Always entertaining to imagine the Queen City's possible futures, being blessed as it is with economic advantages the envy of its peer group, and which lend themselves to fanciful thoughts. I have no doubt a few more Ferraris and Rolls Royces are in its future, but these are not necessarily the cars of choice for billionaires and unfortunately Charlotte shares this same attribute, in that it is not necessarily the city of choice for those of that wealth class either. Not a knock on Charlotte, because as a few have already replied, being on such a list is not a pressing "check the box" item that will make, or break its future. I'm sure within the region there is at least one, or two who already call Charlotte/western NC home.

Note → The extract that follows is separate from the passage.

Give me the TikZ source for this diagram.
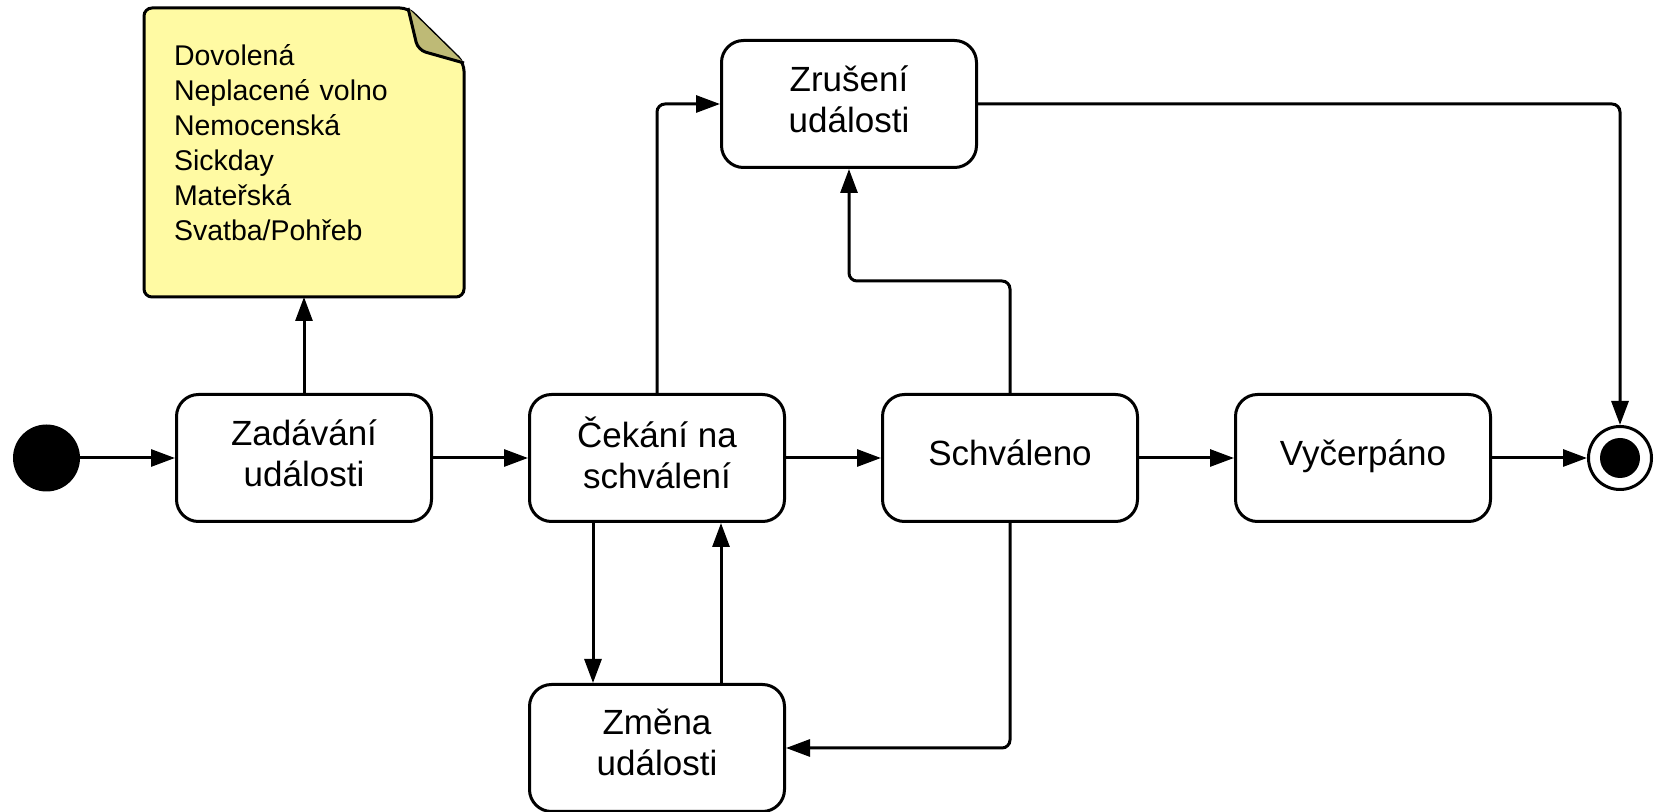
\documentclass[tikz,border=0pt]{standalone}
\usepackage{fontspec}
\setmainfont{Liberation Sans}
\usetikzlibrary{arrows.meta, positioning}

\definecolor{noteyellow}{RGB}{255,250,163}
\definecolor{notefold}{RGB}{190,186,118}

\begin{document}
\begin{tikzpicture}[x=0.5pt, y=-0.5pt, node distance=47.5pt, line width=1.5pt,
        font=\fontsize{17.5}{20.5}\selectfont,
        >={Triangle[length=12pt, width=8.5pt]},
        state/.style={draw, rounded corners=11pt, minimum width=127.5pt, minimum height=63.5pt,
            align=center, inner sep=0pt, execute at end node={\rule[-5.3pt]{0pt}{0pt}}},
        initstate/.style={circle, fill=black, minimum size=33.5pt, inner sep=0pt, outer sep=0pt},
        finalstate/.style={circle, draw, fill=white, minimum size=31.5pt, inner sep=0pt,
            path picture={\fill[black] (path picture bounding box.center) circle (20);}},
        flow/.style={->, rounded corners=4pt}]
        \useasboundingbox (0,0) rectangle (1662,812);

        \node[initstate] (start) at (46.5,458) {};
        \node[state] (zadavani) [right=of start] {Zadávání\\události};
        \node[state] (cekani) [right=of zadavani] {Čekání na\\schválení};
        \node[state] (schvaleno) [right=of cekani] {Schváleno};
        \node[state] (vycerpano) [right=of schvaleno] {Vyčerpáno};
        \node[finalstate] (konec) [right=of vycerpano] {};
        \node[state] (zruseni) at (849,104) {Zrušení\\události};
        \node[state] (zmena) [below=80pt of cekani] {Změna\\události};
        \node[minimum width=160pt, minimum height=144.5pt, outer sep=0pt, inner sep=0pt]
            (typy) [above=48pt of zadavani] {};

        % poznamka s ohnutym rohem
        \filldraw[fill=noteyellow, rounded corners=4pt] (typy.south west) -- (typy.north west)
            -- ([shift={(-56,0)}]typy.north east) -- ([shift={(0,55)}]typy.north east)
            -- (typy.south east) -- cycle;
        \filldraw[fill=notefold, rounded corners=4pt] ([shift={(-56,0)}]typy.north east)
            -- ([shift={(-46,42)}]typy.north east) -- ([shift={(0,55)}]typy.north east);
        \node[text width=134pt, align=left, inner sep=0pt, font=\fontsize{14.25}{17.5}\selectfont]
            (typytext) at ([xshift=2pt, yshift=4.7pt]typy.center)
            {Dovolená\\Neplacené volno\\Nemocenská\\Sickday\\Mateřská\\Svatba/Pohřeb};

        \draw[flow] (start) -- (zadavani);
        \draw[flow] (zadavani) -- (typy);
        \draw[flow] (zadavani) -- (cekani);
        \draw[flow] (cekani) -- (schvaleno);
        \draw[flow] (schvaleno) -- (vycerpano);
        \draw[flow] (vycerpano) -- (konec);
        \draw[flow] (cekani.north) |- (zruseni.west);
        \draw[flow] (schvaleno.north) -- ++(0,-112) -| (zruseni.south);
        \draw[flow] (zruseni.east) -| (konec.north);
        \draw[flow] ([xshift=-32pt]cekani.south) -- ([xshift=-32pt]zmena.north);
        \draw[flow] ([xshift=32pt]zmena.north) -- ([xshift=32pt]cekani.south);
        \draw[flow] (schvaleno.south) |- (zmena.east);

        \end{tikzpicture}
\end{document}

Hard working and scrappy is the character of Charlotte's class of "wealth" generators. The backbone of the City. If it can continue to successfully grow and support this class Charlotte will do very well.
The players that revolve around, and feed off, the billionaire class have a very particular ecosystem that enables them to survive and prosper. The City is not a fabulous resort, or port of entry, nor a wealth creating center with little to none of the support/management systems tailored to these activities, nor is it an "entertainment/media" center, regional/global center of politics, or natural resource controller. Charlotte will continue to land the occasional middle American type headquarters (Honeywell), and hopefully continue to innovate within the business categories that have set up shop, (such as fin-tech), and support and nurture the homegrown ones (energy and energy spinoffs vis-a-vi Duke Energy). These are solid industries, with support needs in the upper levels of white collar legal and accounting worlds........ more than enough capacity to churn out a few millionaires with their Ferraris and occasional Rolls Royces.
What they do not churn out are billionaires and, for arguments sake, even if they did those within the companies that reach the requisite number of zeroes, would find themselves moving away, or spending most of their time away, to the places that participate in the ecosystem that supports their needs. A very complex system for a very finite and mobile group of people. Within stone's throw Atlanta, Houston, Miami, Dallas, and DC, all three to four times the size of the entire consolidated Charlotte Metro, average at the bottom of the global ranking if you look at them from a weighted tier perspective. We could get one or two more who move to the area (western NC), but Charlotte is not in the ecosystem that would support many more, and barring world upheaval the City will be hard pressed to find the means to join such a system.